McLaren, a 43-year-old winemaker who believes the Lone Star State is part of an independent nation that he represents, faces charges of organized criminal activity as a result of the siege.

So do five of his cohorts, including a militiaman who surrendered the day before. Three of them face additional charges for a brief hostage-taking last Sunday that sparked the seven-day standoff. All could be sentenced to life in prison.

Police also revealed that McLaren's 50-year-old wife, Evelyn, a retired Postal Service employee he married last year in a "Republic of Texas" ceremony, had been indicted in February on separate federal charges of bank fraud and mail fraud, as well as aiding and abetting a fugitive.
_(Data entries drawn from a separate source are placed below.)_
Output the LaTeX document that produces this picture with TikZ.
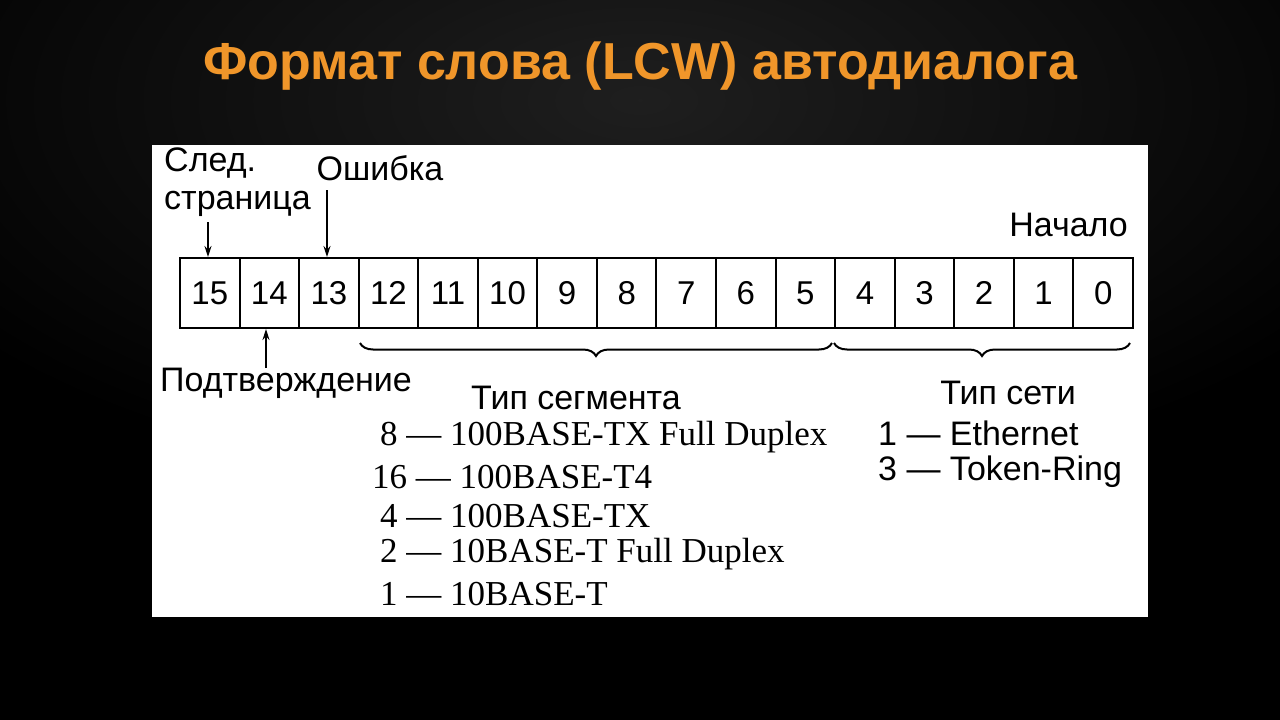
\documentclass[tikz,border=0pt]{standalone}
\usepackage{fontspec}
\setmainfont{Liberation Serif}
\newfontfamily\sans{Liberation Sans}
\usetikzlibrary{decorations.pathreplacing,arrows.meta,shadings}
\definecolor{ttl}{HTML}{F0962A}
\tikzset{
  lab/.style={font=\sans\fontsize{34}{38}\selectfont,inner sep=0pt},
  ser/.style={font=\fontsize{35}{36}\selectfont,inner sep=0pt,anchor=west},
  cell/.style={draw,line width=2pt,minimum width=59.56pt,minimum height=70pt,inner sep=0pt,font=\sans\fontsize{33}{34}\selectfont},
  arr/.style={-{Stealth[length=11pt,width=7pt]},line width=1.5pt},
  br/.style={decorate,decoration={brace,mirror,amplitude=13pt},line width=2pt}
}
\begin{document}
\begin{tikzpicture}[x=1pt,y=-1pt]
\useasboundingbox (0,0) rectangle (1280,720);
\fill[black] (0,0) rectangle (1280,720);
\shade[inner color=black!70!white!40!black,outer color=black] (-200,-300) rectangle (1480,500);
\node[font=\sans\bfseries\fontsize{52}{54}\selectfont,text=ttl] (title) at (640,66) {Формат слова (LCW) автодиалога};
\fill[white] (152,145) rectangle (1148,617);
\foreach \i in {0,...,15}{
  \pgfmathtruncatemacro{\n}{15-\i}
  \node[cell] (c\n) at ({180+59.56*\i+29.78},293) {\n};
}
\node[lab,anchor=north west,align=left] (next) at (164,148) {След.\\страница};
\node[lab] (err) at (380,168) {Ошибка};
\node[lab,anchor=east] (start) at (1128,225) {Начало};
\node[lab,anchor=west] (ack) at (160,383) {Подтверждение};
\coordinate (a1) at (208,222);
\coordinate (a2) at (327,190);
\coordinate (a3) at (266,368);
\draw[arr] (a1) -- (a1 |- c15.north);
\draw[arr] (a2) -- (a2 |- c13.north);
\draw[arr] (a3) -- (a3 |- c14.south);
\draw[br] (360,343) -- (832,343);
\draw[br] (834,343) -- (1130,343);
\node[lab] (seg) at (576,398) {Тип сегмента};
\node[lab] (net) at (1008,393) {Тип сети};
\node[ser] at (380,437) {8 — 100BASE-TX Full Duplex};
\node[ser] at (372,477) {16 — 100BASE-T4};
\node[ser] at (380,516) {4 — 100BASE-TX};
\node[ser] at (380,554) {2 — 10BASE-T Full Duplex};
\node[ser] at (380,594) {1 — 10BASE-T};
\node[lab,anchor=west] at (878,433) {1 — Ethernet};
\node[lab,anchor=west] at (878,472) {3 — Token-Ring};
\end{tikzpicture}
\end{document}
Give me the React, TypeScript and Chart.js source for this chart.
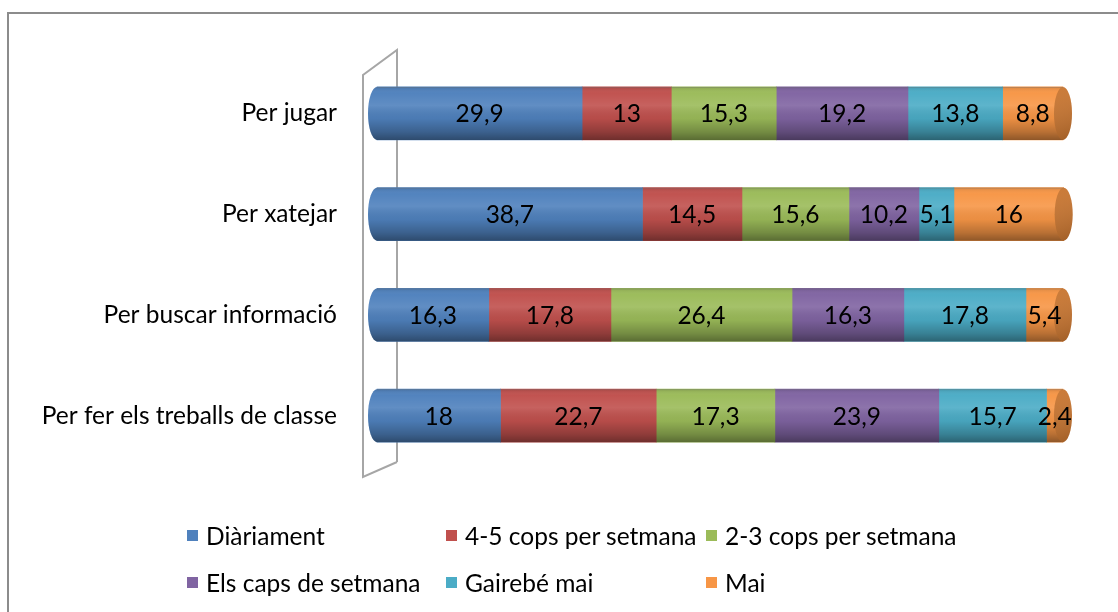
import React, { useEffect, useRef } from "react";
import { Chart, registerables } from "chart.js";

Chart.register(...registerables);

const categories = ["Per jugar", "Per xatejar", "Per buscar informació", "Per fer els treballs de classe"];
const seriesNames = ["Diàriament", "4-5 cops per setmana", "2-3 cops per setmana", "Els caps de setmana", "Gairebé mai", "Mai"];
const seriesColors = ["#4F81BD", "#C0504D", "#9BBB59", "#8064A2", "#4BACC6", "#F79646"];
const capColor = "#C8742E";

const diariament = [29.9, 38.7, 16.3, 18];
const cops45 = [13, 14.5, 17.8, 22.7];
const cops23 = [15.3, 15.6, 26.4, 17.3];
const capsSetmana = [19.2, 10.2, 16.3, 23.9];
const gairebeMai = [13.8, 5.1, 17.8, 15.7];
const mai = [8.8, 16, 5.4, 2.4];

const seriesValues = [diariament, cops45, cops23, capsSetmana, gairebeMai, mai];

const FONT = "Lato, 'Open Sans', sans-serif";
const FONT_SIZE = 24.5;
const BAR_H = 53;
const RX = 9;

const fmt = (v: number) => String(v).replace(".", ",");

const cylinderPlugin = {
  id: "cylinder",
  beforeDatasetsDraw(chart: any) {
    const { ctx, chartArea } = chart;
    const l = chartArea.left;
    ctx.save();
    ctx.strokeStyle = "#A6A6A6";
    ctx.lineWidth = 2;
    ctx.beginPath();
    ctx.moveTo(l + 20, chartArea.bottom - 4);
    ctx.lineTo(l + 20, chartArea.top - 13);
    ctx.lineTo(l - 14, chartArea.top + 12);
    ctx.lineTo(l - 14, chartArea.bottom + 11);
    ctx.lineTo(l + 20, chartArea.bottom - 4);
    ctx.stroke();
    ctx.restore();
  },
  afterDatasetsDraw(chart: any) {
    const { ctx } = chart;
    const xs = chart.scales.x;
    const ys = chart.scales.y;
    ctx.save();
    categories.forEach((_c, i) => {
      const yc = ys.getPixelForValue(i);
      const top = yc - BAR_H / 2;
      const ry = BAR_H / 2;
      let sum = 0;
      seriesValues.forEach((s) => (sum += s[i]));
      const x0 = xs.getPixelForValue(0);
      const xe = xs.getPixelForValue(sum);
      // left rounded end
      ctx.beginPath();
      ctx.ellipse(x0, yc, RX, ry, 0, Math.PI / 2, (3 * Math.PI) / 2);
      ctx.closePath();
      ctx.fillStyle = seriesColors[0];
      ctx.fill();
      // shading over body
      const g = ctx.createLinearGradient(0, top, 0, top + BAR_H);
      g.addColorStop(0, "rgba(0,0,0,0.12)");
      g.addColorStop(0.12, "rgba(255,255,255,0.02)");
      g.addColorStop(0.35, "rgba(255,255,255,0.10)");
      g.addColorStop(0.6, "rgba(0,0,0,0.05)");
      g.addColorStop(0.85, "rgba(0,0,0,0.25)");
      g.addColorStop(1, "rgba(0,0,0,0.42)");
      ctx.beginPath();
      ctx.ellipse(x0, yc, RX, ry, 0, Math.PI / 2, (3 * Math.PI) / 2);
      ctx.lineTo(xe, top);
      ctx.lineTo(xe, top + BAR_H);
      ctx.closePath();
      ctx.fillStyle = g;
      ctx.fill();
      // right cap
      ctx.beginPath();
      ctx.ellipse(xe, yc, RX, ry, 0, 0, Math.PI * 2);
      ctx.fillStyle = capColor;
      ctx.fill();
      const g2 = ctx.createLinearGradient(xe - RX, top, xe + RX, top + BAR_H);
      g2.addColorStop(0, "rgba(255,255,255,0.05)");
      g2.addColorStop(1, "rgba(0,0,0,0.2)");
      ctx.fillStyle = g2;
      ctx.fill();
      // top edge line
      ctx.beginPath();
      ctx.moveTo(x0, top + 0.5);
      ctx.lineTo(xe, top + 0.5);
      ctx.strokeStyle = "rgba(120,120,120,0.35)";
      ctx.lineWidth = 1;
      ctx.stroke();
    });
    // labels
    ctx.font = `${FONT_SIZE}px ${FONT}`;
    ctx.fillStyle = "#000";
    ctx.textAlign = "center";
    ctx.textBaseline = "middle";
    chart.data.datasets.forEach((ds: any, d: number) => {
      const meta = chart.getDatasetMeta(d);
      meta.data.forEach((el: any, i: number) => {
        const cx = (el.x + el.base) / 2;
        ctx.fillText(fmt(ds.data[i]), cx, el.y + 1);
      });
    });
    ctx.restore();
  },
};

export default function App() {
  const ref = useRef<HTMLCanvasElement | null>(null);
  useEffect(() => {
    if (!ref.current) return;
    const chart = new Chart(ref.current, {
      type: "bar",
      data: {
        labels: categories,
        datasets: seriesNames.map((name, k) => ({
          label: name,
          data: seriesValues[k],
          backgroundColor: seriesColors[k],
          borderWidth: 0,
          barThickness: BAR_H,
          clip: false as any,
        })),
      },
      options: {
        indexAxis: "y",
        animation: false,
        responsive: false,
        maintainAspectRatio: false,
        layout: { padding: { left: 0, right: 55, top: 63, bottom: 146 } },
        plugins: { legend: { display: false }, tooltip: { enabled: false } },
        scales: {
          x: { stacked: true, min: 0, max: 100, display: false },
          y: {
            stacked: true,
            grid: { display: false },
            border: { display: false },
            afterFit: (scale: any) => {
              scale.width = 377;
            },
            ticks: {
              padding: 32,
              color: "#000",
              font: { size: FONT_SIZE, family: FONT },
            },
          },
        },
      },
      plugins: [cylinderPlugin],
    });
    return () => chart.destroy();
  }, []);

  const colLeft = [187, 446, 706];
  const rowCenter = [535, 582];

  return (
    <div style={{ position: "absolute", left: 0, top: 0, width: 1118, height: 612, overflow: "hidden", background: "#fff" }}>
      <div
        style={{
          position: "absolute",
          left: 7,
          top: 12,
          width: 1300,
          height: 800,
          borderLeft: "2px solid #8C8C8C",
          borderTop: "2px solid #8C8C8C",
        }}
      />
      <canvas ref={ref} width={1118} height={612} style={{ position: "absolute", left: 0, top: 0, width: 1118, height: 612 }} />
      {seriesNames.map((name, k) => (
        <div
          key={name}
          style={{
            position: "absolute",
            left: colLeft[k % 3],
            top: rowCenter[Math.floor(k / 3)] - 15,
            height: 30,
            display: "flex",
            alignItems: "center",
            fontFamily: FONT,
            fontSize: FONT_SIZE,
            color: "#000",
            whiteSpace: "nowrap",
          }}
        >
          <span style={{ display: "inline-block", width: 11, height: 11, background: seriesColors[k], marginRight: 8 }} />
          <span>{name}</span>
        </div>
      ))}
    </div>
  );
}
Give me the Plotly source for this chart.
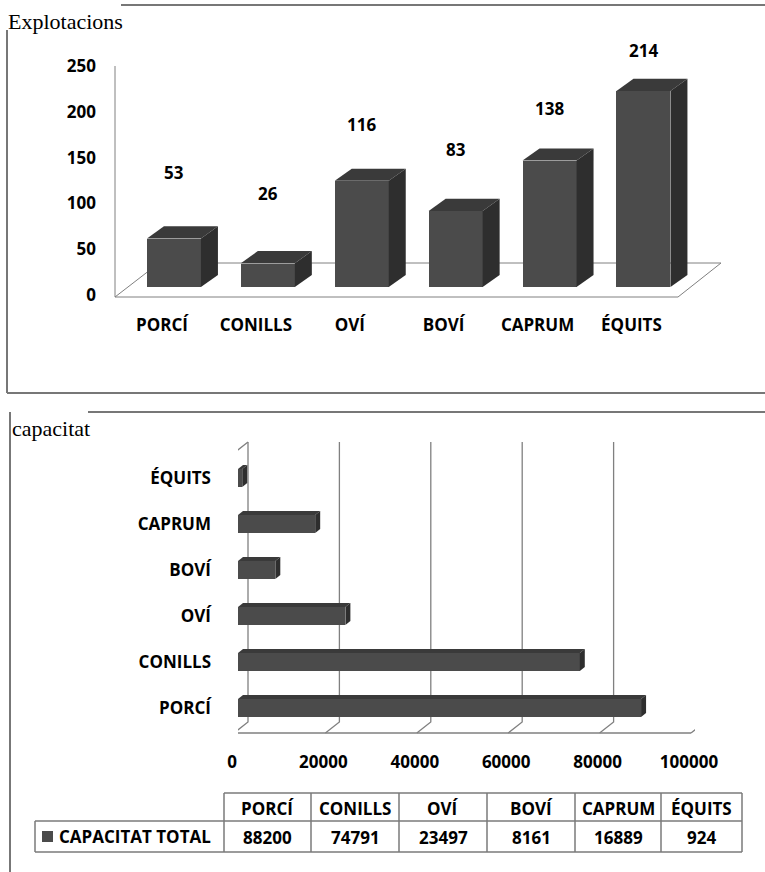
import plotly.graph_objects as go

W, H = 765, 872

# ---------------- DATA ----------------
species = ["PORCÍ", "CONILLS", "OVÍ", "BOVÍ", "CAPRUM", "ÉQUITS"]
explotacions = [53, 26, 116, 83, 138, 214]
capacitat = [88200, 74791, 23497, 8161, 16889, 924]
top_ticks = [0, 50, 100, 150, 200, 250]
bottom_ticks = [0, 20000, 40000, 60000, 80000, 100000]
row_label = "CAPACITAT TOTAL"

FRONT = "#4b4b4b"
TOP = "#3a3a3a"
SIDE = "#2e2e2e"
EDGE = "#808080"

bold = dict(family="Open Sans", size=17, color="black", weight="bold")
serif = dict(family="Liberation Serif", size=22, color="black")


def px(x):
    return x / W


def py(y):
    return 1 - y / H


def note(x, y, text, font=bold, xanchor="center"):
    return dict(x=px(x), y=py(y), xref="paper", yref="paper", text=text,
                showarrow=False, xanchor=xanchor, yanchor="middle", font=font)


fig = go.Figure()
shapes = []
annotations = []

# ---------------- TOP CHART : explotacions ----------------
idx = list(range(len(species)))
bw = 0.575
dx, dy = 0.181, 13.2  # 3d depth in data units

fig.add_trace(go.Bar(
    x=idx, y=explotacions, width=bw,
    marker=dict(color=FRONT, line=dict(width=0)),
    xaxis="x", yaxis="y", showlegend=False
))

for i, v in zip(idx, explotacions):
    x0, x1 = i - bw / 2, i + bw / 2
    shapes.append(dict(
        type="path", xref="x", yref="y", layer="above",
        path=f"M{x0},{v} L{x0+dx},{v+dy} L{x1+dx},{v+dy} L{x1},{v} Z",
        fillcolor=TOP, line=dict(width=0)))
    shapes.append(dict(
        type="path", xref="x", yref="y", layer="above",
        path=f"M{x1},0 L{x1},{v} L{x1+dx},{v+dy} L{x1+dx},{dy} Z",
        fillcolor=SIDE, line=dict(width=0)))
    # labels float higher over short bars (3d perspective of the original)
    annotations.append(dict(
        x=i, y=v + 80.6 - 0.169 * v, xref="x", yref="y", text=str(v),
        showarrow=False, xanchor="center", yanchor="middle", font=bold))

# floor and back axis line
shapes.append(dict(
    type="path", xref="paper", yref="paper", layer="below",
    path=f"M{px(115)},{py(297)} L{px(159)},{py(263)} L{px(721)},{py(263)} "
         f"L{px(678)},{py(297)} Z",
    line=dict(color=EDGE, width=1)))
shapes.append(dict(type="line", xref="paper", yref="paper", layer="below",
                   x0=px(115), x1=px(115), y0=py(66), y1=py(297),
                   line=dict(color=EDGE, width=1)))

# ---------------- BOTTOM CHART : capacitat ----------------
bh = 0.39
hdx, hdy = 1094, 0.086
back_off, front_off = 2188, 875  # depth of the grid walls (10px back, 4px front)

fig.add_trace(go.Bar(
    x=capacitat, y=idx, width=bh, orientation="h",
    marker=dict(color=FRONT, line=dict(width=0)),
    xaxis="x2", yaxis="y2", showlegend=False
))

for i, v in zip(idx, capacitat):
    y0, y1 = i - bh / 2, i + bh / 2
    shapes.append(dict(
        type="path", xref="x2", yref="y2", layer="above",
        path=f"M0,{y1} L{hdx},{y1+hdy} L{v+hdx},{y1+hdy} L{v},{y1} Z",
        fillcolor=TOP, line=dict(width=0)))
    shapes.append(dict(
        type="path", xref="x2", yref="y2", layer="above",
        path=f"M{v},{y0} L{v},{y1} L{v+hdx},{y1+hdy} L{v+hdx},{y0+hdy} Z",
        fillcolor=SIDE, line=dict(width=0)))

for t in bottom_ticks:
    shapes.append(dict(
        type="path", xref="x2", yref="paper", layer="below",
        path=f"M{t+back_off},{py(442)} L{t+back_off},{py(722)} L{t-front_off},{py(733)}",
        line=dict(color=EDGE, width=1.3)))
t0, t1 = bottom_ticks[0], bottom_ticks[-1]
shapes.append(dict(
    type="path", xref="x2", yref="paper", layer="below",
    path=f"M{t0+back_off},{py(442)} L{t0-front_off},{py(453)} "
         f"L{t0-front_off},{py(733)} L{t1-front_off},{py(733)}",
    line=dict(color=EDGE, width=1.3)))

# ---------------- TABLE ----------------
cols = [224, 311, 399, 487, 575, 661, 742]
r0, r1, r2 = 793, 821, 852
TL = dict(color="#7a7a7a", width=1.5)
shapes.append(dict(type="line", xref="paper", yref="paper",
                   x0=px(cols[0]), x1=px(cols[-1]), y0=py(r0), y1=py(r0), line=TL))
for r in (r1, r2):
    shapes.append(dict(type="line", xref="paper", yref="paper",
                       x0=px(35), x1=px(cols[-1]), y0=py(r), y1=py(r), line=TL))
shapes.append(dict(type="line", xref="paper", yref="paper",
                   x0=px(35), x1=px(35), y0=py(r1), y1=py(r2), line=TL))
for c in cols:
    shapes.append(dict(type="line", xref="paper", yref="paper",
                       x0=px(c), x1=px(c), y0=py(r0), y1=py(r2), line=TL))

for k, (name, val) in enumerate(zip(species, capacitat)):
    cx = (cols[k] + cols[k + 1]) / 2
    annotations.append(note(cx, (r0 + r1) / 2 + 1, name))
    annotations.append(note(cx, (r1 + r2) / 2 + 1, str(val)))

shapes.append(dict(type="rect", xref="paper", yref="paper",
                   x0=px(42), x1=px(53), y0=py(842), y1=py(831),
                   fillcolor=FRONT, line=dict(width=0)))
annotations.append(note(57, (r1 + r2) / 2, row_label, xanchor="left"))

# ---------------- PANEL FRAMES AND TITLES ----------------
FL = dict(color="#777777", width=2)
for (a, b, c, d) in [(121, 5, 765, 5), (7, 30, 7, 393), (7, 393, 765, 393),
                     (88, 412, 765, 412), (10, 412, 10, 872)]:
    shapes.append(dict(type="line", xref="paper", yref="paper",
                       x0=px(a), y0=py(b), x1=px(c), y1=py(d), line=FL))

annotations.append(note(6, 21, "Explotacions", font=serif, xanchor="left"))
annotations.append(note(10, 428, "capacitat", font=serif, xanchor="left"))

fig.update_layout(
    width=W, height=H,
    margin=dict(l=0, r=0, t=0, b=0, autoexpand=False),
    paper_bgcolor="white",
    plot_bgcolor="rgba(0,0,0,0)",
    bargap=0,
    showlegend=False,
    shapes=shapes,
    annotations=annotations,
    xaxis=dict(domain=[px(127), px(690.4)], range=[-0.5, 5.5], anchor="y",
               tickvals=idx, ticktext=species, showgrid=False, zeroline=False,
               showline=False, ticks="", tickfont=bold, automargin=False,
               ticklabelstandoff=26, ticklabelshift=-12),
    yaxis=dict(domain=[py(287), py(30.5)], range=[0, 280], anchor="free",
               position=px(115), tickvals=top_ticks, showgrid=False,
               zeroline=False, showline=False, ticks="", tickfont=bold,
               automargin=False, ticklabelstandoff=19, ticklabelshift=8),
    xaxis2=dict(domain=[px(238), px(695)], range=[0, 100000], anchor="y2",
                tickvals=bottom_ticks, ticktext=[str(t) for t in bottom_ticks],
                showgrid=False, zeroline=False, showline=False, ticks="",
                tickfont=bold, automargin=False,
                ticklabelstandoff=19, ticklabelshift=-6),
    yaxis2=dict(domain=[py(731), py(455)], range=[-0.5, 5.5], anchor="x2",
                tickvals=idx, ticktext=species, showgrid=False, zeroline=False,
                showline=False, ticks="", tickfont=bold, automargin=False,
                ticklabelstandoff=26),
)

# the page body has a default 8px margin; drop it so the figure fills the window
fig.write_html("out.html", config={"displayModeBar": False},
               post_script="document.body.style.margin='0';")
All the suspects were being held without bail at Presidio County Jail in nearby Marfa.

"We want to thank God for answering our prayers and for bringing our mom out of a very dangerous situation," said Lisa Rutledge, 33, one of several relatives who made emotional appeals for Evelyn McLaren to walk out alive. "We can never express how grateful and proud we are of our mother for having the strength and courage to come out to all of us who love her and need her so much."

Saturday's arrests brought a sudden and surprising end to the weeklong siege, the latest in a growing roster of skirmishes between law enforcement authorities and anti-government extremists.

Wary of provoking a bloody confrontation, such as those near Waco, Texas, and at Ruby Ridge, Idaho, police initially approached McLaren and his ragtag group with kid gloves, waiting day after day as negotiators tried to reach a nonviolent settlement. But McLaren, who likened the state to a "foreign agent" on his sovereign soil, refused to budge.

Even after authorities turned up the heat on Friday, moving elite SWAT officers to within a quarter-mile of his mountainside shack, McLaren taunted them on his shortwave radio and ordered his six compatriots to shoot on sight. He also issued a manifesto that closely echoed the famous words of Col. William Barrett Travis, commander of the 187 defenders of the Alamo who perished in that critical battle for Texas independence.

"Everyone has chosen to stay and hold the sovereign soil of the Republic," McLaren wrote. "I pray reinforcements arrive before they overrun the embassy."


But on Saturday, just as it seemed that authorities were poised to overtake McLaren, the impasse began to melt.

Part of it, undoubtedly, was in the numbers. An estimated 200 officers, backed by bulldozers, military helicopters and battering rams, were stationed in the Davis Mountains to square off with McLaren. "He was very much aware we had a very strong presence around his area," Cox said. "I believe he came to realize he wasn't going anywhere."

Part of it, however, appeared to be more sentimental--the love of one woman, by her children and for her husband. Evelyn McLaren's two daughters, accompanied by her 2 1/2-year-old grandson, flew here from Fort Worth and bombarded her with desperate pleas, by phone and via radio. As long as those discussions continued, said the McLarens' attorney, police had agreed not to launch an assault.

At 11:15 a.m., she walked out of the compound.

Her family, standing under a searing sun at a police barricade along Highway 166, traded hugs and kisses upon hearing the news.

"I'm out and I'm fine," she told them. "I'm going to try to get the rest of these guys out in an honorable, decent way."

According to their attorney, Terry O'Rourke, she told her husband: " 'Honey, now is the time. The tanks are going to start rolling.' "

Three hours after she walked out, her husband followed in a cowboy hat, boots, jeans and his trademark tweed jacket.